Humans DO have what we might identify as goodness in them, but unfortunately that's not the ringing endorsement it might seem. Scripture tells us that man was originally created very good and that we were made in God's image. Since God is perfectly good, this image bearer purpose manifests itself in acts of what would be called goodness in the common vernacular; we (tend to be) kind to children, we (usually) don't kill people that irritate us, we long for peace in the world.
All of these things are good things. The place where Christianity divides with most other religions comes with the demand not that humans simply "have goodness" to be pleasing to some higher power, but that they "be good" through and through. We can certainly perform good acts or have good thoughts, but these are only shadows at this point, remnants of our original nature before the corrupting influence of sin.
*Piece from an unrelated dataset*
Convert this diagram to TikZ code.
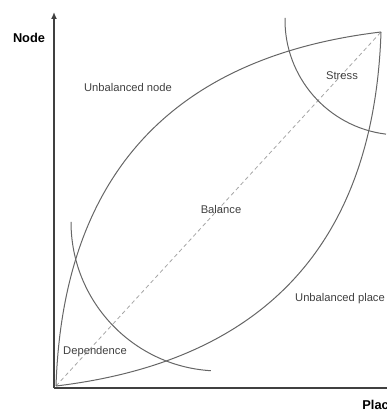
\documentclass[tikz,border=0pt]{standalone}
\usepackage{fontspec}
\setmainfont{Liberation Sans}
\usetikzlibrary{arrows.meta}

\begin{document}
\begin{tikzpicture}[
  x=0.5pt, y=0.5pt,
  axis/.style  = {-{Latex[length=3.5pt,width=3pt]}, line width=0.9pt, black!75},
  curve/.style = {line width=0.5pt, black!60},
  diag/.style  = {line width=0.4pt, black!35, dash pattern=on 2pt off 1.5pt},
  lab/.style   = {font=\fontsize{5.6}{6}\selectfont, text=black!75, inner sep=0pt},
  axlab/.style = {font=\fontsize{6.4}{7}\selectfont\bfseries, inner sep=0pt}
]
\useasboundingbox (0,0) rectangle (386,410);

% ================= axes =================
\coordinate (O)  at (54,22);
\coordinate (Yt) at (54,398);
\coordinate (Xt) at (420,22);
\draw[axis] (O) -- (Yt);
\draw[axis] (O) -- (Xt);
\node[axlab] (ylab) at (29,372) {Node};
\node[axlab, anchor=west] (xlab) at (362,5) {Place};

% ================= lens and diagonal =================
\coordinate (A) at (56,24);
\coordinate (B) at (381,378);
\draw[diag]  (A) -- (B);
\draw[curve] (A) .. controls (63,235) and (172,353) .. (B);
\draw[curve] (A) .. controls (265,49) and (374,167) .. (B);

% ================= arcs =================
\coordinate (S0) at (285,392);
\coordinate (D0) at (71,188);
\draw[curve] (S0) arc[start angle=179, end angle=263, radius=115];
\draw[curve] (D0) arc[start angle=180, end angle=266.5, radius=149];

% ================= labels =================
\node[lab] (unode)  at (128,322) {Unbalanced node};
\node[lab] (stress) at (342,334) {Stress};
\node[lab] (bal)    at (221,200) {Balance};
\node[lab] (uplace) at (340,111) {Unbalanced place};
\node[lab] (dep)    at (95,58)   {Dependence};

\end{tikzpicture}
\end{document}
According to Romans 1, while we might have this or that moral accomplishment to point to compared to the subjective standard of one another's behavior, we each fall woefully short of God's objective standard of Goodness. In fact when compared to His objective standard of perfection, the situation is so bad that not only is our cumulative nature sinful (missing the mark God has set) but it has so far corrupted each individual action we take or thought we have that nothing we do is acceptable in His sight. Yes, we (usually) don't kill irritating people, but sometimes humans do - and even when we don't we are angry with them (and God has said that His standard is so impossibly high that even unnecessary anger is as bad as murder in His sight). We (tend to be) kind to children, but usually when it costs us very little or is not too much trouble, and it's usually more for the pleasure we get from their gratitude or some sense of communal obligation than simply a desire to be kind; and all this says nothing of the horror that adults have all to often been guilty of committing upon children.
This is the fundamental crux of the Gospel appeal, we have some goodness still in us and it earns for still more goodness, for the final victory of goodness even; but we are on the whole unacceptable ourselves in the light of that same goodness and so it only by appealing to the substitutional goodness of another that we can ever hope to enter into that future victory. Apart from Christ all my good works are as filthy rags, but He has taken the penalty for all my failings and so washed me clean and what's more has given me a perfect righteousness with which to clothe myself so that I can stand before Him one day at the restoration of all things.
The same offer is available to all, but we have to first accept that merely possessing some goodness is not the same thing as being good, and that however much we might point to isolated examples of the former in our lives we cannot achieve the latter on our own.